La situation est assez inédite dans notre paysage politique… Le chef du gouvernement aime laisser libre cours à sa joie d’être lui ; alors il s’exprime et dit ce qu’il pense, attaque qui il veut et explique les choses comme il les voit, quand il les voit. La chose aurait été normale dans un pays démocratique, ou même dans un pays qui, comme le nôtre, balbutie en démocratie. Seulement voilà, la prolixité d’Abdelilah Benkirane tient lieu de politique, au lieu de présenter la sienne, et sa démarche prend de plus en plus la forme de l’invective et s’éloigne d’autant de la prospective, pensant sans doute qu’avec le trop-plein d’insultes, on peut régler le problème du pas assez de réformes…

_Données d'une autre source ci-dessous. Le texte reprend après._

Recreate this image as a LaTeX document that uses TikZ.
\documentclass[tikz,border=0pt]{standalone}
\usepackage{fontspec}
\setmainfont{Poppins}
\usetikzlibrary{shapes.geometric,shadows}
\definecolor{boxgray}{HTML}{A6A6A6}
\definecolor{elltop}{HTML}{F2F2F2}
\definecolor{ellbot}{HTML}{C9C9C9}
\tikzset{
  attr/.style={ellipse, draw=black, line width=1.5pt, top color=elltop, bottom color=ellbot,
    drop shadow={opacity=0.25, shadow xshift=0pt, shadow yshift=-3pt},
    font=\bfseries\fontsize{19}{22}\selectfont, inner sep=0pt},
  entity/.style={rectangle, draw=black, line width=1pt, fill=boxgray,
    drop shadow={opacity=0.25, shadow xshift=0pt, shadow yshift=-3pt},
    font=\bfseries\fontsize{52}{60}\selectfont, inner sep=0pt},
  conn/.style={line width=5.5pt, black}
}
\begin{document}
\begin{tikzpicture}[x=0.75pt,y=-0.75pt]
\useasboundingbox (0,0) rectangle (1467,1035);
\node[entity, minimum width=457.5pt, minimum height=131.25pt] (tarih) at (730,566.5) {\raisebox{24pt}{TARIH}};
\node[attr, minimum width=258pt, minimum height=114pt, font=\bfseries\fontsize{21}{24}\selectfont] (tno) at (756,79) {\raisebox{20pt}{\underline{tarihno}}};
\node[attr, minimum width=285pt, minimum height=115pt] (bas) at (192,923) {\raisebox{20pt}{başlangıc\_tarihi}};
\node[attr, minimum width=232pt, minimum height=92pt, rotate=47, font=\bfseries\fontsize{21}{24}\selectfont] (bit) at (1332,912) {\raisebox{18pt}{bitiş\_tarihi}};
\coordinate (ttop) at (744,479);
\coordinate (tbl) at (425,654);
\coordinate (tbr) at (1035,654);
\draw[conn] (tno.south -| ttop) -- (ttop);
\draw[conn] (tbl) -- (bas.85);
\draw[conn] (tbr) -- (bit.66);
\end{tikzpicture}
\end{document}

Contrairement à ses prédécesseurs, Abdelilah Benkirane n’est donc ni terne ni taiseux. Il tonne, il donne de la voix, ouvre avec aisance sa boîte à gifles et agite le menton. Faisant des émules parmi ses ministres qui acceptent volontiers son bavoir. Le résultat est aussi étonnant que détonnant. Reprendre tous les mots, les bons mots et les noms d’animaux usant à décrire l’animosité du gouvernement contre ses contempteurs serait long et fastidieux. Mais pourquoi bouder ce petit florilège ?
M. Lahbib Choubani, homme austère, au regard difficile, et rigide du dogme, s’est senti offusqué par la robe d’une journaliste qu’il ne saurait voir (robe et femme), et lui a intimé l’ordre de quitter le parlement.

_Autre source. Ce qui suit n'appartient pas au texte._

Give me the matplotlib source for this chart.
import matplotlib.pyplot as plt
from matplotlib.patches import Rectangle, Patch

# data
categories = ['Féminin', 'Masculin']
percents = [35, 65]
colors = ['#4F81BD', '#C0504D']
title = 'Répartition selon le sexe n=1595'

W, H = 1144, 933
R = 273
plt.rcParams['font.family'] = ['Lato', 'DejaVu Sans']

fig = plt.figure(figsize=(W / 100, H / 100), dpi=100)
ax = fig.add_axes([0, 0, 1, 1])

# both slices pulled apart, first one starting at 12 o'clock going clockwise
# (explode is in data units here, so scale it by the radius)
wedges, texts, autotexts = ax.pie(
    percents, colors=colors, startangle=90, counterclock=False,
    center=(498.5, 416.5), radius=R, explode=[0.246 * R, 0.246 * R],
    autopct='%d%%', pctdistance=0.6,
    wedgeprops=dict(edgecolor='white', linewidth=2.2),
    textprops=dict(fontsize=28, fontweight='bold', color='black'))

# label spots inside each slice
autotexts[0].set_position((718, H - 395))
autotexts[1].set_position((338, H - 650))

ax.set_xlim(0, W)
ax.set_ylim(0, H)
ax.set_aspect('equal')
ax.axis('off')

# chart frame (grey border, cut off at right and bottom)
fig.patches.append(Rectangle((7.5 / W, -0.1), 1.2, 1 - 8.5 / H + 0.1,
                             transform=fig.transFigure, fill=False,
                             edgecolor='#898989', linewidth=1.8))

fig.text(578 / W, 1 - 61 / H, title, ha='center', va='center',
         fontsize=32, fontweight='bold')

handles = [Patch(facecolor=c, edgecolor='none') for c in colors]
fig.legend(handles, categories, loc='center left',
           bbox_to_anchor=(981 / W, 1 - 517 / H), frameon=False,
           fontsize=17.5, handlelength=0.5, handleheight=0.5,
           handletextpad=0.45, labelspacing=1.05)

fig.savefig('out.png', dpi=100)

M. Hafid Elalamy, avec son élégance coutumière, qualifie l’étude réalisée par la CGEM sur la compétitivité de l’entreprise de « liste d’épicier ». Une fine analyse qui fera certainement plaisir auxdits épiciers.
M. Mohamed Louafa, virulent comme à son habitude contre toute velléité de grève, s’en prend aux boulangers grévistes en affirmant que les Marocains peuvent fort bien ne manger que du « mlaoui » (sorte de crêpe traditionnelle).
M. Aziz Rabbah, à ses premières heures de ministre, aimait immortaliser son goût pour la bissara dans la mahlaba la plus proche.
M. Abdelilah Benkirane, commentant la hausse des prix des produits laitiers, recommande aux populations venues l’écouter de reprendre la production à domicile du « raïb » (fromage fait à demeure). Et avant, il avait conseillé à Noureddine Ayouch de « monter une boutique », pour y « fourguer » ce qu’il veut.
Bienvenue donc au gouvernement « mahlaba »… il n’y a aucune honte à cela, sauf à en faire du populisme à bon marché et de mauvaise facture.
Mesdames et Messieurs les ministres devraient savoir que parler, c’est bien quand c’est utile, mais qu’il est bien plus utile, souvent, de ne rien dire. Et leur chef devrait en prendre de la graine, quitte à aller en acheter à la mahlaba du coin. Mais il faut dire qu’il a l’insulte chevillée au corps. Elu à la régulière, il ne paraît pas encore s’être fait à l’idée de la libre expression, un concept très certainement venu d’Occident.
Alors quand Ayouch développe une idée sur la darija, on peut être pour ou contre, mais Benkirane l’insulte. Quand Karim Tazi s’énerve contre el Khalfi, on peut le soutenir, l’applaudir ou le contredire, mais Benkirane, plus éruptif que jamais, l’injurie à son tour. Et le même sort est réservé à Samira Sitaïl et à d’autres encore… Le chef du gouvernement s’en prend même aux personnes morales, la dernière en date étant la Centrale laitière, qui a eu préalablement la délicatesse de sortir du giron de la SNI. Sinon, on peut raisonnablement douter de l’audace du chef du gouvernement.
Après deux ans et demi aux affaires, et en dépit de quelques grandes décisions courageuses, il faut le reconnaître (Smig, décompensation, retenues sur journées de grève, recrutement à l’administration), la façade de ce gouvernement suinte d’inutilité, pourrit avec une louable patience et une admirable constance, son étendard aussi dépenaillé que la tenue vestimentaire de ses fonctionnaires.